There are no easy answers to any of these questions.  I always joke that I don’t have a crystal ball and I am not omniscient.  And while the price of milk certainly matters, which is revenue, so does a farmer’s cost of production, or expenses.  

First, I’d like to address the question of “What is the price of milk going to do?”  Two things establish a price: supply and demand.  Simply put, if I supply the market with more product than it is demanding, prices fall.  If I produce less than the market demands, my price increases.  Supply and demand are dynamic, which means they can change.  For example, if dairy exports increase, this causes demand for dairy to increase.  Similarly, if there is poor weather in Ireland and feedstuffs are in short supply, milk supply may drop, and price may increase.

So what is driving the market right now?  Just like I mentioned above, supply and demand drive markets.  In 2015, China imported less dairy products and this drove markets lower.  Chinese imports have picked up in 2016 and it remains to be seen if this trend will continue for the duration of this year.  Additionally, milk supplies have been strong both domestically and internationally. With demand down and supply increasing, this causes prices to drop. You may be thinking, “Does this mean farms need to go out of business in order to regulate supply and demand?”  Not necessarily.  That’s only one side of the equation.  If China, or anywhere else for that matter, continues to consume more dairy products, then demand will balance out the supply.  And often times it is an adjustment of both supply and demand to bring prices back to equilibrium.
Now I’d like to turn the question of “What should I do?”  First and foremost, know your cost of production.  That is, how much money does it take for you to make a hundredweight of milk? Carefully examine your expenses.  Are there areas where you are overspending?  Are there surprises in your budget?  Do you have some “nice to have” items that you might be able to cut?  You can use FinBin data (found at to compare other farms’ costs to your own.  Sometimes comparing your operation to another can provide new ideas or opportunities.  Be sure to cut costs wisely.  Cutting feed costs or other items associated with a cow’s milk production will lead to a decrease in your income! 

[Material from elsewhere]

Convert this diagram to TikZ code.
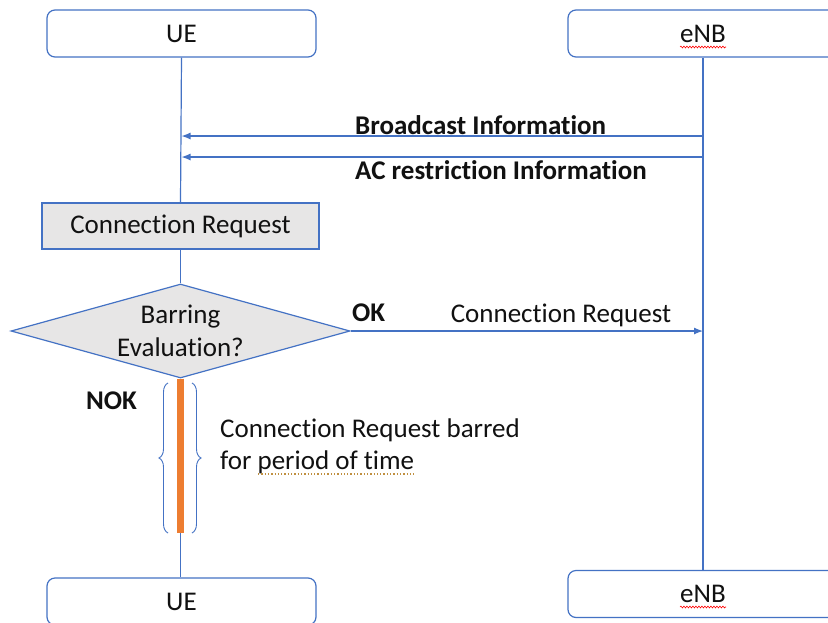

Second, be sure to talk to your lender, if you have one.  Make sure you are on the same page.  Your lender can be a very important partner in managing costs.  There may be an opportunity to restructure debt or adjust payments.

Third, look for ways to maximize your assets.  Are you breeding cows back quickly?  Do you have equipment that you could rent out or share with another producers?  What are you doing to ensure optimal cow health?

Finally, create a risk management plan.  There may not be much you can do about today’s milk price, but risk management is a way for you to proactively manage your future milk price.  If you know your cost of production, you can determine your “break even” milk price.  This becomes your price floor or minimum price you’ll accept for your milk. You can create a plan for how you will market your milk in future months based on this “break even” price.   Additionally, you can go a step further and also lock in prices for your feed and energy inputs.  Risk management is NOT about beating the markets.  It IS about creating a plan that allows you to escape some of the volatility that exists in the dairy markets.  Furthermore, it allows you to establish a margin level that works on your farm, so you can ensure profitability.

To answer my last question, “when will it get better?”, I will say it’s hard to know.  It comes down to- you guessed it- supply and demand.  A drought and hot temperatures in the US could cause milk supply to decline and push prices back up.  Likewise, continued renewed buying from Asian markets could cause demand to surge.  Conversely, strong European production or a decline in demand from overseas markets could cause low prices to stay longer.  It is important to take a little time each day or week to read up on market factors and understand what is driving supply and demand for dairy.  

Times of low prices are not easy for any dairy farmer.  Take it one day at a time.  Do your best to proactively manage your finances.  It won’t change the milk price, but it will give you some control and hopefully options to help you survive in difficult times.